PROBLEM STATEMENT:
Copy out the data below as written; omit any images.
* Begin EXERCISE DATA *
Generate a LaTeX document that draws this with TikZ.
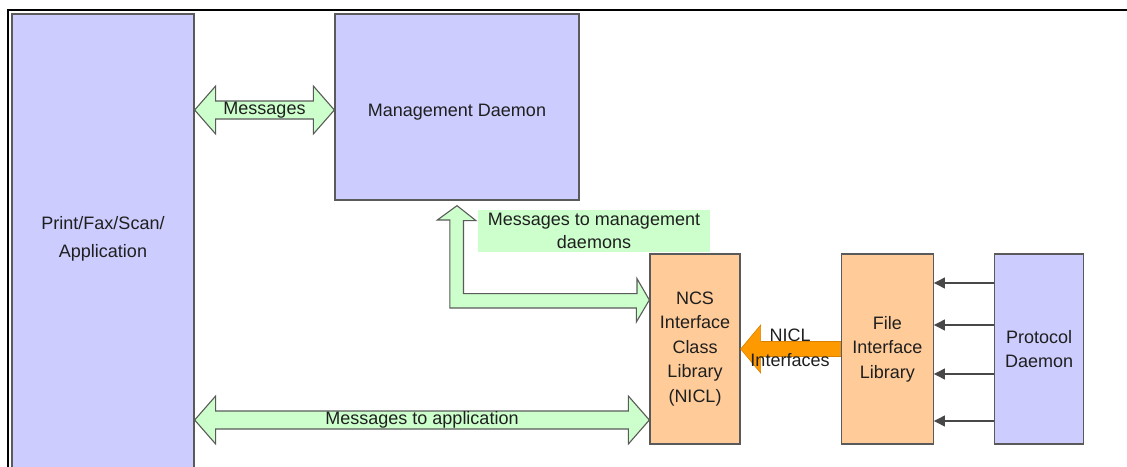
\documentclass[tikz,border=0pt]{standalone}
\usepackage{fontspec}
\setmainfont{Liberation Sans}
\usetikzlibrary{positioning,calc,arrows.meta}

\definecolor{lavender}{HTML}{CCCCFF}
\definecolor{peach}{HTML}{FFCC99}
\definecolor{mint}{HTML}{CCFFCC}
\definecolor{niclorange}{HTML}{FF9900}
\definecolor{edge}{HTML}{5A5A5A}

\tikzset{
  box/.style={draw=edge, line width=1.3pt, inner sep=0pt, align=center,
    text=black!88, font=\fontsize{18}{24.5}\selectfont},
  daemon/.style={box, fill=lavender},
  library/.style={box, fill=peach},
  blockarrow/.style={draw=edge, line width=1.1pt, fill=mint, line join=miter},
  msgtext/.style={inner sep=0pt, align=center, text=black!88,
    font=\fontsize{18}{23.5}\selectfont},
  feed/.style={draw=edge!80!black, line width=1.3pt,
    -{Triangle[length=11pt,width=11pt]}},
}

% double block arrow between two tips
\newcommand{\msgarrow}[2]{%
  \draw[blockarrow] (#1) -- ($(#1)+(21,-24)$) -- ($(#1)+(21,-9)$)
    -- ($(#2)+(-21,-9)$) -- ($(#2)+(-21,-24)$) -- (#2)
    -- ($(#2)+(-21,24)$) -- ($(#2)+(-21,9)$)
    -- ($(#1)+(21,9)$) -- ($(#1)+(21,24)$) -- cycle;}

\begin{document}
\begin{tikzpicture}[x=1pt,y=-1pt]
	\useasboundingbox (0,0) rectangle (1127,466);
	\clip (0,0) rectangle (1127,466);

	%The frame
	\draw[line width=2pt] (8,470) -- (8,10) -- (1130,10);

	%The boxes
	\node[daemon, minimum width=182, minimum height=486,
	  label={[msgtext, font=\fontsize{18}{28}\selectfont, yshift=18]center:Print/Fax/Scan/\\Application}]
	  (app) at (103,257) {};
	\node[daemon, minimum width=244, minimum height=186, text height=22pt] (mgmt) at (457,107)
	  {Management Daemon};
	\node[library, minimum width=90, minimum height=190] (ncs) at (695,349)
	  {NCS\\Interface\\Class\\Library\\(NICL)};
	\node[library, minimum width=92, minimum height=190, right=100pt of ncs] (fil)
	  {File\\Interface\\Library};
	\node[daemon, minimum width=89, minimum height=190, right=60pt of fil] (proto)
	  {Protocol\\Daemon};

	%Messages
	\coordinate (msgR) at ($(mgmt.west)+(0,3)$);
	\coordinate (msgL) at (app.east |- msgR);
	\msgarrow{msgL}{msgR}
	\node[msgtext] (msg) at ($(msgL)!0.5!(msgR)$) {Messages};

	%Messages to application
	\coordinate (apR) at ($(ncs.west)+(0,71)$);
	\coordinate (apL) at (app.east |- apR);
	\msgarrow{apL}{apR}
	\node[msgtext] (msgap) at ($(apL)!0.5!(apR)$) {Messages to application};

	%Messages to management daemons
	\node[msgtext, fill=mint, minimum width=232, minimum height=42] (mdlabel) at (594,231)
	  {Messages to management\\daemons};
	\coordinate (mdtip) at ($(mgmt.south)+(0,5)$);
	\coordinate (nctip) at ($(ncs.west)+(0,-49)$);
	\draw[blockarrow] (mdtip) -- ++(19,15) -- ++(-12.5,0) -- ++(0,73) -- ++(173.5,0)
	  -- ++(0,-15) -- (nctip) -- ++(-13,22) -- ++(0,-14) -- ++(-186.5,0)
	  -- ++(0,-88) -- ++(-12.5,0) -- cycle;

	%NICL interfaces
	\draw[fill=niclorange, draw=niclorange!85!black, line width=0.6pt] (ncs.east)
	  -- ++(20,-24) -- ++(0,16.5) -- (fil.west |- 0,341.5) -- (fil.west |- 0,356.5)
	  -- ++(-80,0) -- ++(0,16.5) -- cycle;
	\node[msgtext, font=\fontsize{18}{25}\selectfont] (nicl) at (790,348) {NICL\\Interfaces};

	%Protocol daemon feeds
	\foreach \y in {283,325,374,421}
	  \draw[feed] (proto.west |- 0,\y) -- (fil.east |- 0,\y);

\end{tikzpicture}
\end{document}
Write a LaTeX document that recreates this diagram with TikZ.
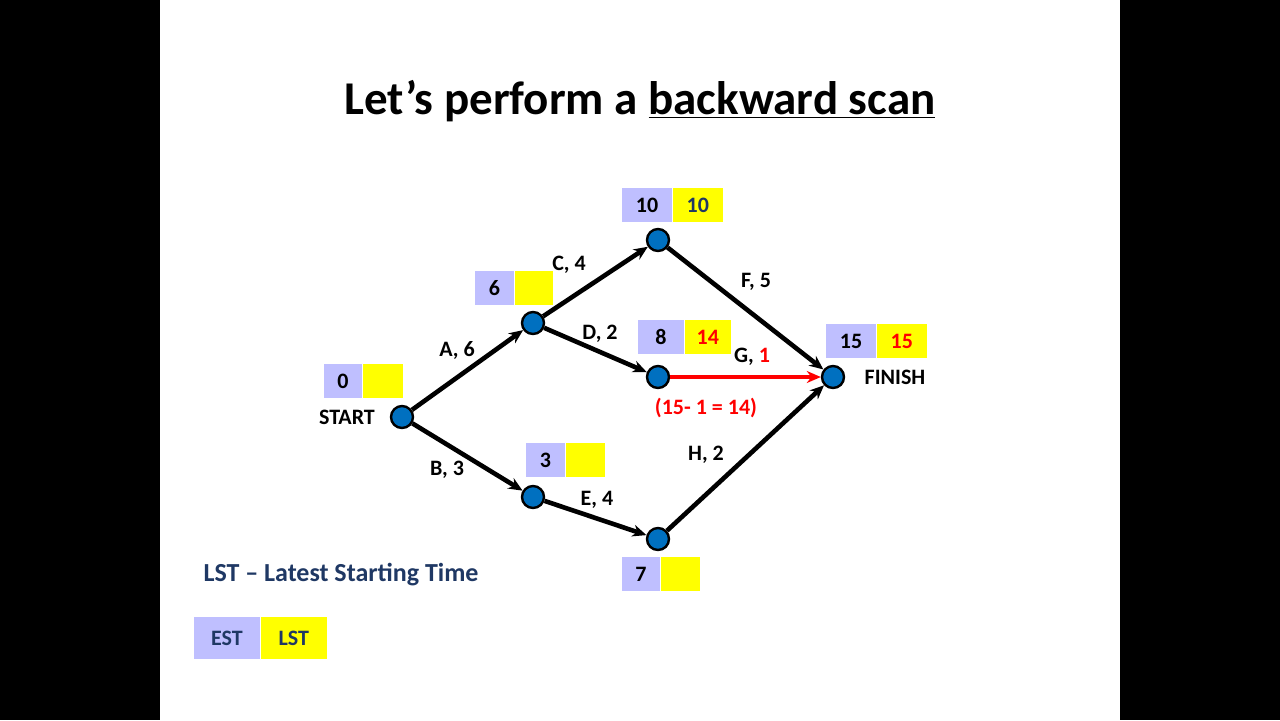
* End EXERCISE DATA *
RESPONSE TO THE TASK:
Generate a LaTeX document that draws this with TikZ.
\documentclass[tikz,border=0pt]{standalone}
\usepackage{fontspec}
\setmainfont{Liberation Sans}
\usetikzlibrary{positioning,calc,arrows.meta}

\definecolor{lavender}{HTML}{CCCCFF}
\definecolor{peach}{HTML}{FFCC99}
\definecolor{mint}{HTML}{CCFFCC}
\definecolor{niclorange}{HTML}{FF9900}
\definecolor{edge}{HTML}{5A5A5A}

\tikzset{
  box/.style={draw=edge, line width=1.3pt, inner sep=0pt, align=center,
    text=black!88, font=\fontsize{18}{24.5}\selectfont},
  daemon/.style={box, fill=lavender},
  library/.style={box, fill=peach},
  blockarrow/.style={draw=edge, line width=1.1pt, fill=mint, line join=miter},
  msgtext/.style={inner sep=0pt, align=center, text=black!88,
    font=\fontsize{18}{23.5}\selectfont},
  feed/.style={draw=edge!80!black, line width=1.3pt,
    -{Triangle[length=11pt,width=11pt]}},
}

% double block arrow between two tips
\newcommand{\msgarrow}[2]{%
  \draw[blockarrow] (#1) -- ($(#1)+(21,-24)$) -- ($(#1)+(21,-9)$)
    -- ($(#2)+(-21,-9)$) -- ($(#2)+(-21,-24)$) -- (#2)
    -- ($(#2)+(-21,24)$) -- ($(#2)+(-21,9)$)
    -- ($(#1)+(21,9)$) -- ($(#1)+(21,24)$) -- cycle;}

\begin{document}
\begin{tikzpicture}[x=1pt,y=-1pt]
	\useasboundingbox (0,0) rectangle (1127,466);
	\clip (0,0) rectangle (1127,466);

	%The frame
	\draw[line width=2pt] (8,470) -- (8,10) -- (1130,10);

	%The boxes
	\node[daemon, minimum width=182, minimum height=486,
	  label={[msgtext, font=\fontsize{18}{28}\selectfont, yshift=18]center:Print/Fax/Scan/\\Application}]
	  (app) at (103,257) {};
	\node[daemon, minimum width=244, minimum height=186, text height=22pt] (mgmt) at (457,107)
	  {Management Daemon};
	\node[library, minimum width=90, minimum height=190] (ncs) at (695,349)
	  {NCS\\Interface\\Class\\Library\\(NICL)};
	\node[library, minimum width=92, minimum height=190, right=100pt of ncs] (fil)
	  {File\\Interface\\Library};
	\node[daemon, minimum width=89, minimum height=190, right=60pt of fil] (proto)
	  {Protocol\\Daemon};

	%Messages
	\coordinate (msgR) at ($(mgmt.west)+(0,3)$);
	\coordinate (msgL) at (app.east |- msgR);
	\msgarrow{msgL}{msgR}
	\node[msgtext] (msg) at ($(msgL)!0.5!(msgR)$) {Messages};

	%Messages to application
	\coordinate (apR) at ($(ncs.west)+(0,71)$);
	\coordinate (apL) at (app.east |- apR);
	\msgarrow{apL}{apR}
	\node[msgtext] (msgap) at ($(apL)!0.5!(apR)$) {Messages to application};

	%Messages to management daemons
	\node[msgtext, fill=mint, minimum width=232, minimum height=42] (mdlabel) at (594,231)
	  {Messages to management\\daemons};
	\coordinate (mdtip) at ($(mgmt.south)+(0,5)$);
	\coordinate (nctip) at ($(ncs.west)+(0,-49)$);
	\draw[blockarrow] (mdtip) -- ++(19,15) -- ++(-12.5,0) -- ++(0,73) -- ++(173.5,0)
	  -- ++(0,-15) -- (nctip) -- ++(-13,22) -- ++(0,-14) -- ++(-186.5,0)
	  -- ++(0,-88) -- ++(-12.5,0) -- cycle;

	%NICL interfaces
	\draw[fill=niclorange, draw=niclorange!85!black, line width=0.6pt] (ncs.east)
	  -- ++(20,-24) -- ++(0,16.5) -- (fil.west |- 0,341.5) -- (fil.west |- 0,356.5)
	  -- ++(-80,0) -- ++(0,16.5) -- cycle;
	\node[msgtext, font=\fontsize{18}{25}\selectfont] (nicl) at (790,348) {NICL\\Interfaces};

	%Protocol daemon feeds
	\foreach \y in {283,325,374,421}
	  \draw[feed] (proto.west |- 0,\y) -- (fil.east |- 0,\y);

\end{tikzpicture}
\end{document}
Write a LaTeX document that recreates this diagram with TikZ.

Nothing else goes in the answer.